AIM: Leave the pictures out and retype the lines from the beginning through the line with "Chart.register(...registerables);", both ends included.
== DATA SHOWN
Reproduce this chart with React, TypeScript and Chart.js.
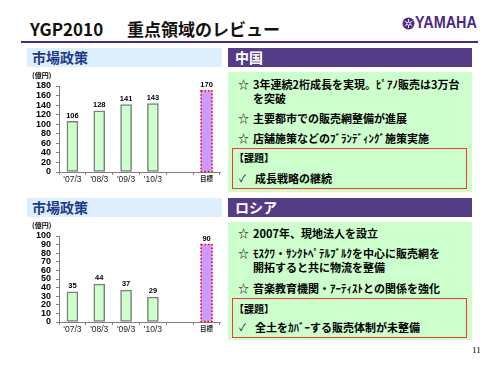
import React, { useEffect, useRef } from "react";
import { Chart, registerables } from "chart.js";

Chart.register(...registerables);

const categories = ["'07/3", "'08/3", "'09/3", "'10/3", "", "目標"];
const chinaValues = [106, 128, 141, 143, null, 170];
const russiaValues = [35, 44, 37, 29, null, 90];
const chinaTicks = [0, 20, 40, 60, 80, 100, 120, 140, 160, 180];
const russiaTicks = [0, 10, 20, 30, 40, 50, 60, 70, 80, 90, 100];
const unitLabel = "(億円)";
const targetIndex = categories.indexOf("目標");

const chinaLines = [
  { star: true, text: "3年連続2桁成長を実現。ﾋﾟｱﾉ販売は3万台", y: 84 },
  { star: false, text: "を突破", y: 98 },
  { star: true, text: "主要都市での販売網整備が進展", y: 118 },
  { star: true, text: "店舗施策などのﾌﾞﾗﾝﾃﾞｨﾝｸﾞ施策実施", y: 138 },
];
const chinaIssue = "成長戦略の継続";
const russiaLines = [
  { star: true, text: "2007年、現地法人を設立", y: 233 },
  { star: true, text: "ﾓｽｸﾜ・ｻﾝｸﾄﾍﾟﾃﾙﾌﾞﾙｸを中心に販売網を", y: 253 },
  { star: false, text: "開拓すると共に物流を整備", y: 267 },
  { star: true, text: "音楽教育機関・ｱｰﾃｨｽﾄとの関係を強化", y: 288 },
];
const russiaIssue = "全土をｶﾊﾞｰする販売体制が未整備";

const JP = '"Noto Sans CJK JP", "Noto Sans", sans-serif';
const LAT = '"Liberation Sans", Arial, sans-serif';

const barDecor = {
  id: "barDecor",
  afterDatasetsDraw(chart: any) {
    const ctx = chart.ctx;
    const meta = chart.getDatasetMeta(0);
    const data = chart.data.datasets[0].data;
    ctx.save();
    meta.data.forEach((bar: any, i: number) => {
      const v = data[i];
      if (v == null) return;
      const { x, y, base, width } = bar.getProps(["x", "y", "base", "width"], true);
      if (i === targetIndex) {
        ctx.save();
        ctx.strokeStyle = "#ff0000";
        ctx.lineWidth = 1.5;
        ctx.setLineDash([1.5, 2]);
        ctx.strokeRect(x - width / 2, y, width, base - y);
        ctx.restore();
      }
      ctx.fillStyle = "#000";
      ctx.font = `bold 7.5px ${LAT}`;
      ctx.textAlign = "center";
      ctx.textBaseline = "bottom";
      ctx.fillText(String(v), x, y - 2);
    });
    ctx.fillStyle = "#000";
    ctx.font = `bold 7px ${JP}`;
    ctx.textAlign = "left";
    ctx.textBaseline = "middle";
    ctx.fillText(unitLabel, 32, 15.5);
    ctx.restore();
  },
};

function BarChart({ values, yTicks, top }: { values: (number | null)[]; yTicks: number[]; top: number }) {
  const ref = useRef<HTMLCanvasElement>(null);
  useEffect(() => {
    const chart = new Chart(ref.current as HTMLCanvasElement, {
      type: "bar",
      data: {
        labels: categories,
        datasets: [
          {
            data: values as any,
            backgroundColor: categories.map((_, i) => (i === targetIndex ? "#cc99ff" : "#ccffcc")),
            borderColor: "#7f7f7f",
            borderWidth: categories.map((_, i) => (i === targetIndex ? 0 : 1.5)) as any,
            borderSkipped: false,
            barThickness: 11,
          },
        ],
      },
      options: {
        responsive: false,
        animation: false,
        layout: { padding: { top: 26, right: 10, left: 0, bottom: 0 } },
        plugins: { legend: { display: false }, tooltip: { enabled: false } },
        scales: {
          x: {
            grid: { display: true, drawOnChartArea: false, drawTicks: true, tickLength: 3, color: "#808080", offset: true },
            border: { color: "#808080", width: 1 },
            ticks: {
              padding: 0,
              color: "#222",
              maxRotation: 0,
              autoSkip: false,
              font: (c: any) =>
                c.index === targetIndex
                  ? { family: JP, size: 6.5, weight: "bold" }
                  : { family: LAT, size: 8.5, weight: "normal" },
            },
            afterFit: (s: any) => {
              s.height = 18;
            },
          },
          y: {
            min: 0,
            max: yTicks[yTicks.length - 1],
            grid: { drawOnChartArea: false, tickLength: 3, color: "#808080" },
            border: { color: "#808080", width: 1 },
            ticks: { padding: 5, color: "#000", autoSkip: false, font: { family: LAT, size: 9, weight: "bold" } },
            afterBuildTicks: (s: any) => {
              s.ticks = yTicks.map((v) => ({ value: v }));
            },
            afterFit: (s: any) => {
              s.width = 59;
            },
          },
        },
      } as any,
      plugins: [barDecor],
    });
    return () => chart.destroy();
  }, []);
  return (
    <canvas
      ref={ref}
      width={230}
      height={130}
      style={{ position: "absolute", left: 0, top, width: 230, height: 130 }}
    />
  );
}

function Line({ star, text, y, check }: { star?: boolean; text: string; y: number; check?: boolean }) {
  return (
    <>
      {star && (
        <div style={{ position: "absolute", left: 238, top: y - 7, height: 14, lineHeight: "14px", fontSize: 11, fontFamily: JP }}>☆</div>
      )}
      {check && (
        <div style={{ position: "absolute", left: 239, top: y - 7, height: 14, lineHeight: "14px", fontSize: 10, fontFamily: JP }}>✓</div>
      )}
      <div
        style={{
          position: "absolute",
          left: check ? 255 : 253,
          top: y - 7,
          height: 14,
          lineHeight: "14px",
          fontSize: 11,
          fontWeight: "bold",
          fontFamily: JP,
          whiteSpace: "nowrap",
          color: "#000",
        }}
      >
        {text}
      </div>
    </>
  );
}

function Panel({ title, top, lines, issue, boxTop, boxH, issueY, checkY, redTop, redH }: any) {
  return (
    <>
      <div style={{ position: "absolute", left: 27, top, width: 195, height: 19, background: "#ddeefc" }}>
        <div style={{ position: "absolute", left: 5, top: 0, lineHeight: "19px", fontSize: 14, fontWeight: "bold", color: "#1f3c8c", fontFamily: JP }}>市場政策</div>
      </div>
      <div style={{ position: "absolute", left: 228, top, width: 244, height: 19, background: "#553c87" }}>
        <div style={{ position: "absolute", left: 7, top: 0, lineHeight: "19px", fontSize: 14, fontWeight: "bold", color: "#fff", fontFamily: JP }}>{title}</div>
      </div>
      <div style={{ position: "absolute", left: 228, top: boxTop, width: 244, height: boxH, background: "#ccffcc" }} />
      <div style={{ position: "absolute", left: 232, top: redTop, width: 235, height: redH, border: "1.5px solid #ff3333", boxSizing: "border-box" }} />
      {lines.map((l: any, i: number) => (
        <Line key={i} star={l.star} text={l.text} y={l.y} />
      ))}
      <div style={{ position: "absolute", left: 234, top: issueY - 7, height: 14, lineHeight: "14px", fontSize: 10, fontWeight: "bold", fontFamily: JP, whiteSpace: "nowrap" }}>【課題】</div>
      <Line check text={issue} y={checkY} />
    </>
  );
}

export default function App() {
  return (
    <div style={{ position: "absolute", left: 0, top: 0, width: 500, height: 375, background: "#fff", overflow: "hidden", fontFamily: JP }}>
      <div style={{ position: "absolute", left: 30, top: 20, lineHeight: "17px", fontSize: 17, fontWeight: "bold", color: "#111", fontFamily: JP }}>YGP2010</div>
      <div style={{ position: "absolute", left: 127, top: 20, lineHeight: "17px", fontSize: 17, fontWeight: "bold", color: "#111", fontFamily: JP, whiteSpace: "nowrap" }}>重点領域のレビュー</div>
      <div style={{ position: "absolute", left: 21, top: 41, width: 457, height: 2, background: "#4b2a85" }} />
      <svg style={{ position: "absolute", left: 402, top: 17 }} width={13} height={13} viewBox="0 0 13 13">
        <circle cx={6.5} cy={6.5} r={6} fill="#4b2a85" />
        <g stroke="#fff" strokeWidth={0.9}>
          <line x1={6.5} y1={2} x2={6.5} y2={11} />
          <line x1={2.6} y1={4.2} x2={10.4} y2={8.8} />
          <line x1={2.6} y1={8.8} x2={10.4} y2={4.2} />
        </g>
        <circle cx={6.5} cy={6.5} r={1.6} fill="#4b2a85" stroke="#fff" strokeWidth={0.8} />
      </svg>
      <div style={{ position: "absolute", left: 415, top: 15, lineHeight: "16px", fontSize: 16, fontWeight: "bold", color: "#4b2a85", fontFamily: LAT, transform: "scaleX(0.9)", transformOrigin: "left center", whiteSpace: "nowrap" }}>YAMAHA</div>

      <Panel title="中国" top={48} lines={chinaLines} issue={chinaIssue} boxTop={72} boxH={120} issueY={158} checkY={178} redTop={148} redH={41} />
      <Panel title="ロシア" top={198} lines={russiaLines} issue={russiaIssue} boxTop={222} boxH={118} issueY={309} checkY={327} redTop={298} redH={40} />

      <BarChart values={chinaValues} yTicks={chinaTicks} top={60} />
      <BarChart values={russiaValues} yTicks={russiaTicks} top={210} />

      <div style={{ position: "absolute", left: 472, top: 344, lineHeight: "12px", fontSize: 9, fontFamily: '"Liberation Serif", serif', color: "#000" }}>11</div>
    </div>
  );
}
====
WRITTEN SOLUTION:
Reproduce this chart with React, TypeScript and Chart.js.
import React, { useEffect, useRef } from "react";
import { Chart, registerables } from "chart.js";

Chart.register(...registerables);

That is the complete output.